Amnesty International has also documented a marked surge in repression as Myanmar’s general elections, scheduled for November 8, 2015, have drawn closer. Peaceful activists have been more often charged with offenses without bail and kept in pre-trial detention for extended periods, while prison sentences have become longer.
“Myanmar’s authorities have clearly been playing a long game ahead of the elections, with repression picking up pace at least nine months before the campaigning period started in September. Their goal has been straightforward – take ‘undesirable’ voices off the streets way ahead of the elections and make sure they’re not heard,” said Haigh.
Myanmar relies on a range of draconian laws to arrest and imprison government critics. These laws contain provisions prohibiting, among other things, unlawful assembly, “disturbing state tranquillity” and “insulting religious feelings."
The climate of fear is compounded through other forms of intimidation, which include a pervasive system of monitoring and harassment.
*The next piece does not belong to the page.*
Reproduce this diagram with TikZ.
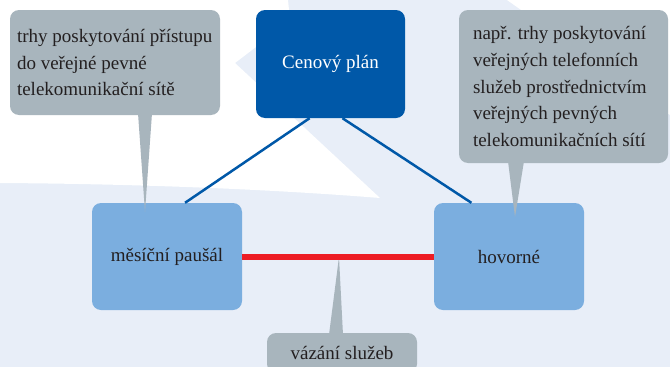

Activists are subjected to constant surveillance including being followed, having their photo taken when attending events, midnight “inspections” of their offices and homes, and harassment of family members.
Many prisoners of conscience in Myanmar have faced several previous stints in jail, and are often re-arrested and handed new prison sentences shortly after being released, creating a “revolving door of repression."
One month ahead of the November 8 general elections, Amnesty International calls on the Myanmar government to immediately and unconditionally release all prisoners of conscience; drop pending charges against those who have simply exercised their human rights peacefully; and repeal or amend all laws that violate human rights.
The organization also urges the international community, which has largely relaxed pressure on Myanmar over the past two years, to step up efforts to push President Thein Sein to release all prisoners of conscience in Myanmar.
“World leaders cannot take at face value Myanmar’s claims to have ended repression. The election offers a crucial opportunity for governments to make clear to Myanmar’s authorities that locking up and silencing peaceful critics is unacceptable. It’s an opportunity that mustn’t be missed,” said Laura Haigh.